Fellow signers of the foregoing statement included: Robert Borosage, co-director of Campaign for America’s Future; John Sweeney, President of the AFL-CIO; Andrew Stern, President of Service Employees International Union; Nan Aron, President of Alliance for Justice; John Podesta, President of the Center for American Progress Action Fund; Brent Blackwelder, President of Friends of the Earth; John Cavanagh, Director of the Institute for Policy Studies; and Wade Henderson, President of the Leadership Conference on Civil Rights.
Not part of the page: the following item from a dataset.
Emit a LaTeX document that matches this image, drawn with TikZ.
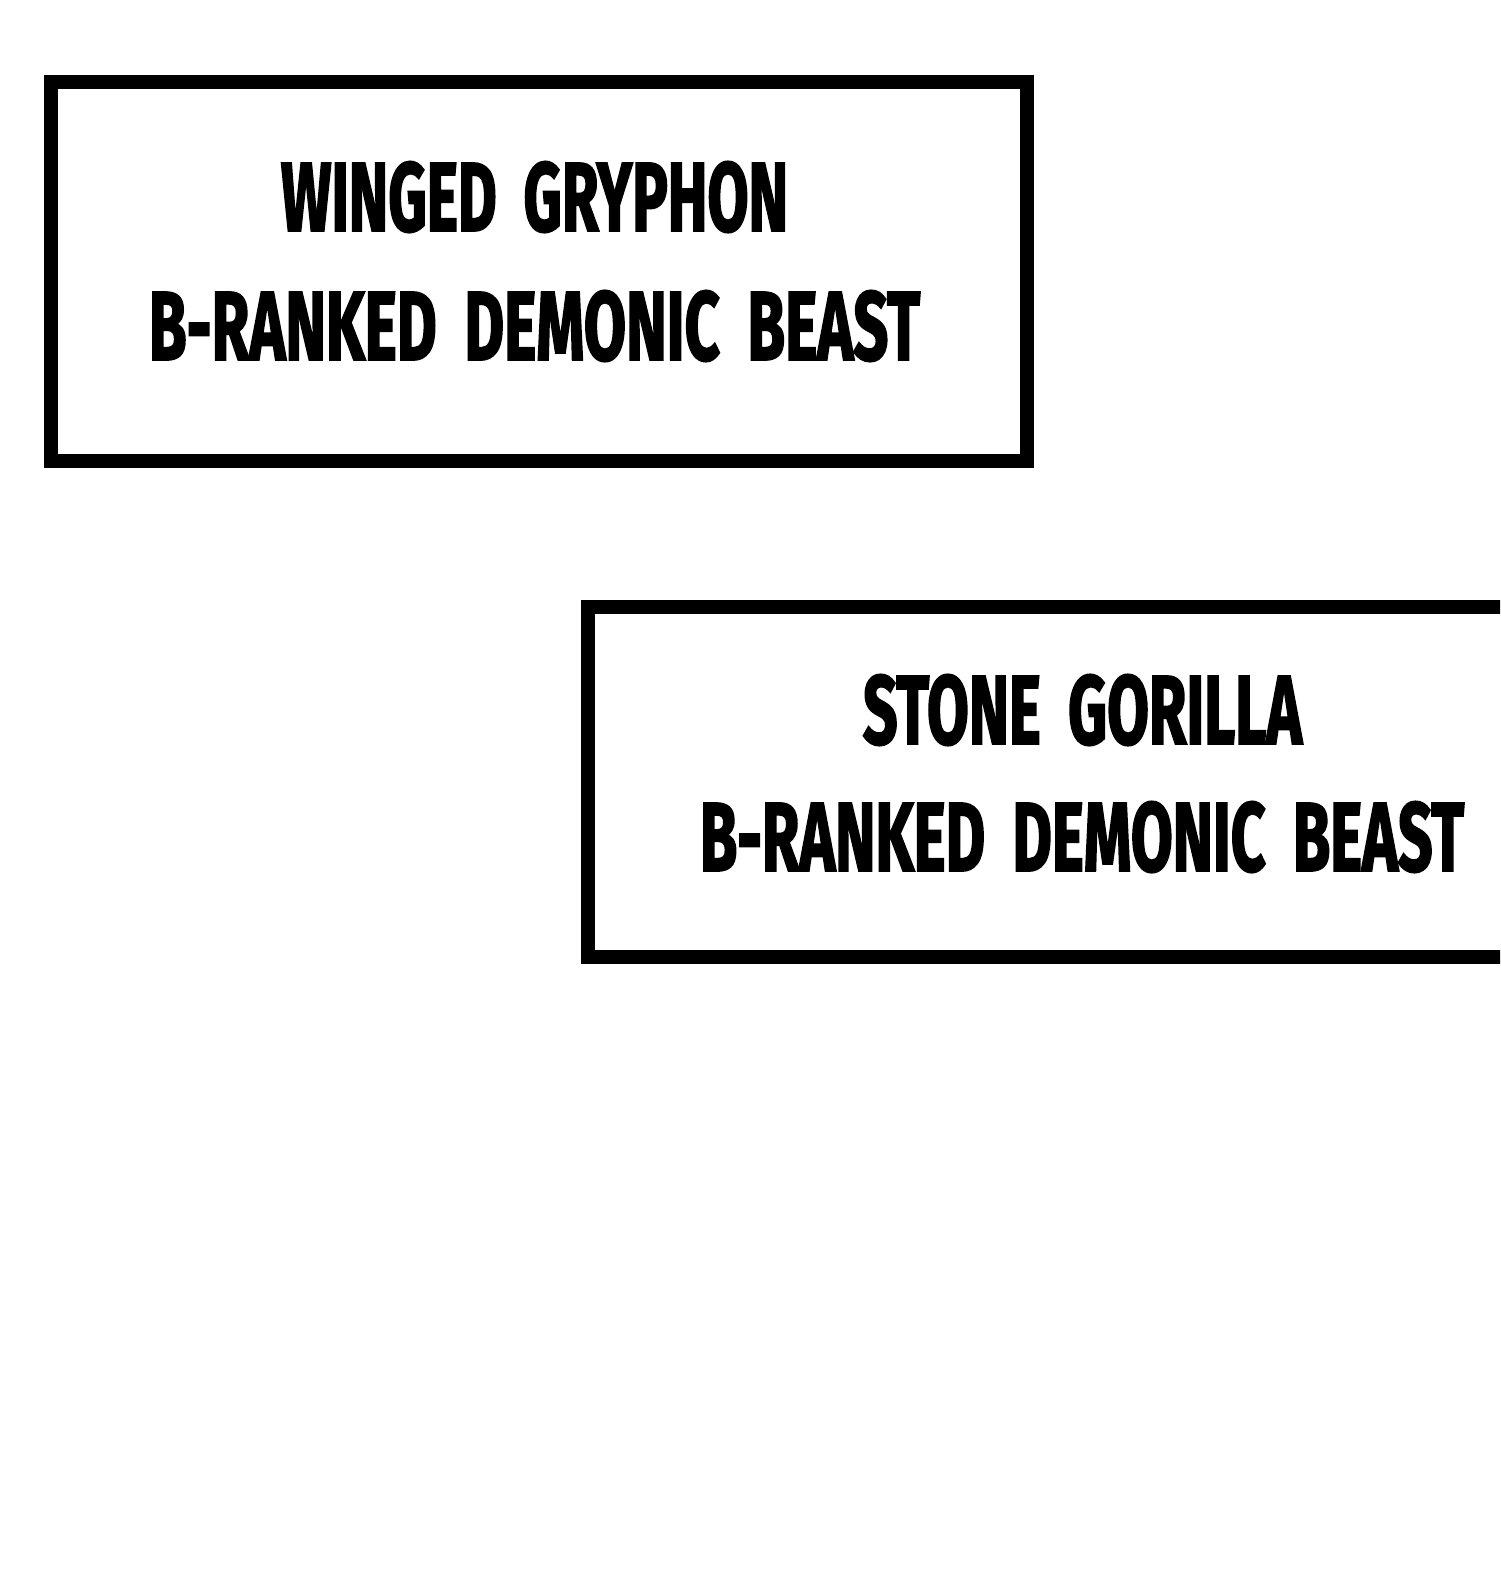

Insinuating that Republicans had manipulated the vote count in recent presidential elections, Hurd -- along with such notables as Barbara Ehrenreich, Kevin Martin, Leslie Cagan, Manning Marable, Medea Benjamin, Norman Solomon, Michael Lerner, Jesse Jackson, and Tom Hayden -- was a signatory to a 2008 statement titled “No More Stolen Elections! Pledge of Action.” This document read as follows:

“I remember Florida 2000 and Ohio 2004, and I am willing to take action in 2008 if the election is stolen again. I support efforts to protect the right to vote leading up to and on Election Day, November 4th. I pledge to join nationwide pro-democracy protests starting on November 5th, either in my community, in key states where fraud occurred, or in Washington DC.  I pledge: No More Stolen Elections!”

The statement further decried the “rigging and theft of elections,” explaining that "Americans are rightly concerned that history will repeat in 2008," and that "once again we will find ourselves ruled by a non-elected, dangerously powerful President."

By October 2008, ACORN itself was being investigated for mass voter-registration fraud in 14 states.

After scandal forced ACORN in 2010 to reconstitute itself as an alliance of local and regional organizations going by various different names, Hurd became the head of one of those groups -- New England United for Justice (NEUJ). In the fall of 2011, NEUJ participated in the “Take Back Boston” rallies which were affiliated ideologically with the Occupy Wall Street Movement.